Please cite the following two papers if you are using our tool. Thanks!

  • Jingbo Shang*, Liyuan Liu*, Xiaotao Gu, Xiang Ren, Teng Ren and Jiawei Han, "Learning Named Entity Tagger using Domain-Specific Dictionary", in Proc. of 2018 Conf. on Empirical Methods in Natural Language Processing (EMNLP'18), Brussels, Belgium, Oct. 2018. (* Equal Contribution)
  • Jingbo Shang, Jialu Liu, Meng Jiang, Xiang Ren, Clare R Voss, Jiawei Han, "Automated Phrase Mining from Massive Text Corpora", accepted by IEEE Transactions on Knowledge and Data Engineering, Feb. 2018.

Required Inputs

  • Tokenized Raw Texts
    • Example: data/BC5CDR/raw_text.txt
      • One token per line.
      • An empty line means the end of a sentence.
  • Two Dictionaries
    • Core Dictionary w/ Type Info
      • Example: data/BC5CDR/dict_core.txt
        • Two columns (i.e., Type, Tokenized Surface) per line.
        • Tab separated.
      • How to obtain?
        • From domain-specific dictionaries.
    • Full Dictionary w/o Type Info
      • Example: data/BC5CDR/dict_full.txt
        • One tokenized high-quality phrases per line.
      • How to obtain?
        • From domain-specific dictionaries.
        • Applying the high-quality phrase mining tool on domain-specific corpus.
  • Pre-trained word embeddings
    • Train your own or download from the web.
    • The example run uses embedding/bio_embedding.txt, which can be downloaded from our group's server
  • [Optional] Development & Test Sets.
    • Example: data/BC5CDR/truth_dev.ck and data/BC5CDR/truth_test.ck
      • Three columns (i.e., token, Tie or Break label, entity type).
      • I is Berak.
      • O is Tie.
      • Two special tokens <s> and <eof> mean the start and end of the sentence.

Dependencies

First, let's create a conda environment using Python 3 and pytorch 0.3.0.

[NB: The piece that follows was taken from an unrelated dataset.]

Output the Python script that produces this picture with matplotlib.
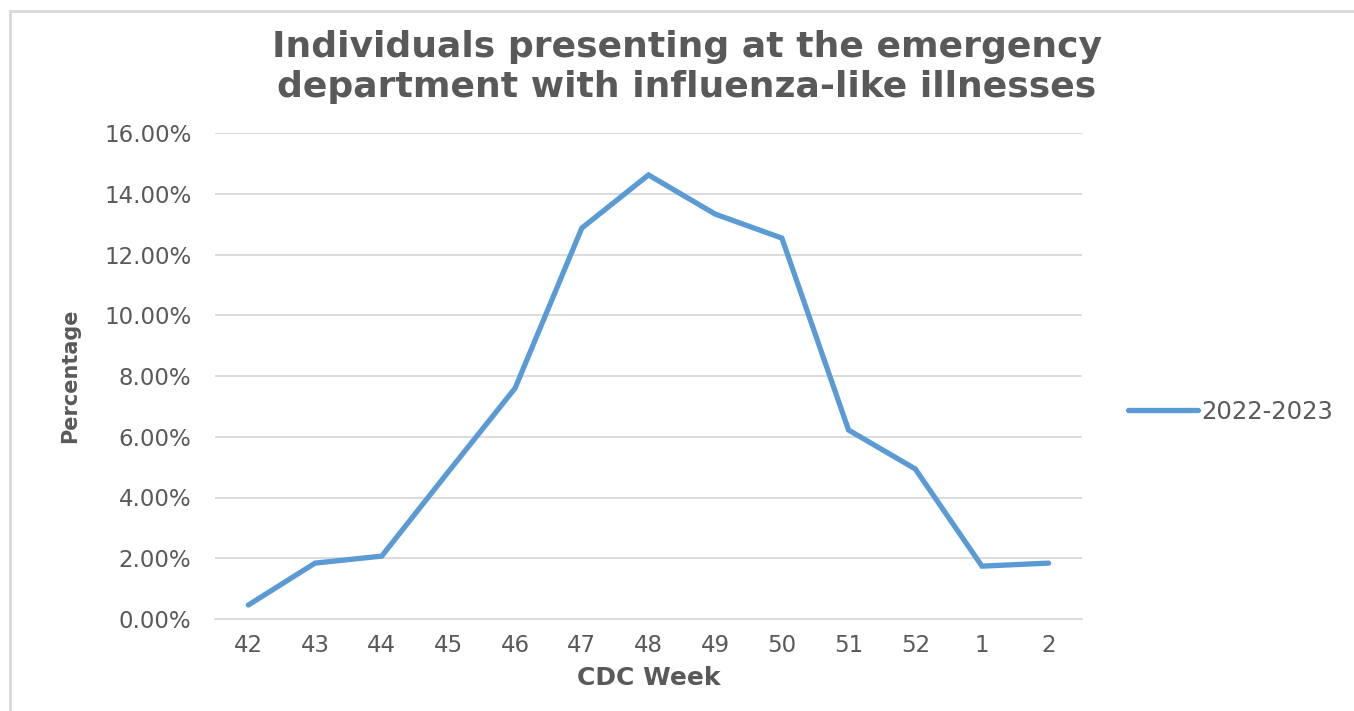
import matplotlib.pyplot as plt
from matplotlib.lines import Line2D
from matplotlib.ticker import PercentFormatter

# data
weeks = ['42', '43', '44', '45', '46', '47', '48', '49', '50', '51', '52', '1', '2']
pct_2022_23 = [0.46, 1.84, 2.07, 4.85, 7.60, 12.87, 14.62, 13.33, 12.54, 6.22, 4.94, 1.74, 1.84]
series_name = '2022-2023'
yticks = [0, 2, 4, 6, 8, 10, 12, 14, 16]

txt = '#595959'
grid_c = '#D9D9D9'
line_c = '#5B9BD5'

plt.rcParams['font.family'] = ['DejaVu Sans']

W, H = 1354, 711
fig = plt.figure(figsize=(W/100, H/100), dpi=100)

# outer chart border (light gray, runs off the right/bottom edges)
fig.add_artist(Line2D([10/W, 1], [1-11/H, 1-11/H], color=grid_c, lw=2, transform=fig.transFigure))
fig.add_artist(Line2D([10/W, 10/W], [0, 1-11/H], color=grid_c, lw=2, transform=fig.transFigure))

ax = fig.add_axes([215/W, 1-619/H, (1082-215)/W, (619-133)/H])
x = list(range(len(weeks)))
ax.plot(x, pct_2022_23, color=line_c, lw=3.8, solid_joinstyle='miter', solid_capstyle='round',
        label=series_name)

ax.set_xlim(-0.5, len(weeks)-0.5)
ax.set_ylim(0, 16)
ax.set_yticks(yticks)
ax.yaxis.set_major_formatter(PercentFormatter(decimals=2))
ax.set_xticks(x)
ax.set_xticklabels(weeks)
ax.grid(axis='y', color=grid_c, lw=1.3)
ax.set_axisbelow(True)
for s in ['top', 'right', 'left']:
    ax.spines[s].set_visible(False)
ax.spines['bottom'].set_color(grid_c)
ax.spines['bottom'].set_linewidth(1.3)
ax.tick_params(length=0, labelsize=16.5, colors=txt)
ax.tick_params(axis='y', pad=17)
ax.tick_params(axis='x', pad=11)

ax.set_xlabel('CDC Week', fontsize=18, fontweight='bold', color=txt, labelpad=6)
ax.set_ylabel('Percentage', fontsize=15, fontweight='bold', color=txt, labelpad=17)

fig.text(0.5 * (265 + 1108) / W, 1-67/H,
         'Individuals presenting at the emergency\ndepartment with influenza-like illnesses',
         ha='center', va='center', fontsize=26, fontweight='bold', color=txt, linespacing=1.2)

ax.legend(loc='center left', bbox_to_anchor=(1128/W, 1-412/H), bbox_transform=fig.transFigure,
          frameon=False, fontsize=17.5, labelcolor=txt, handlelength=2.9, handletextpad=0.1,
          borderpad=0, borderaxespad=0)

fig.savefig('out.png', dpi=100)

conda create -n env_autoner python=3 mkl=2018 pytorch=0.3.0 -c pytorch -c intel

Then, activate this environment.

source activate env_autoner

Install some more packages (i.e., tqdm and tensorboardx).

conda install -c conda-forge tqdm
conda install -c conda-forge tensorboardx

Command

To train an AutoNER model, please run

./autoner_train.sh

To apply the trained AutoNER model, please run

./autoner_test.sh

You can specify the parameters in the bash files. The variables names are self-explained.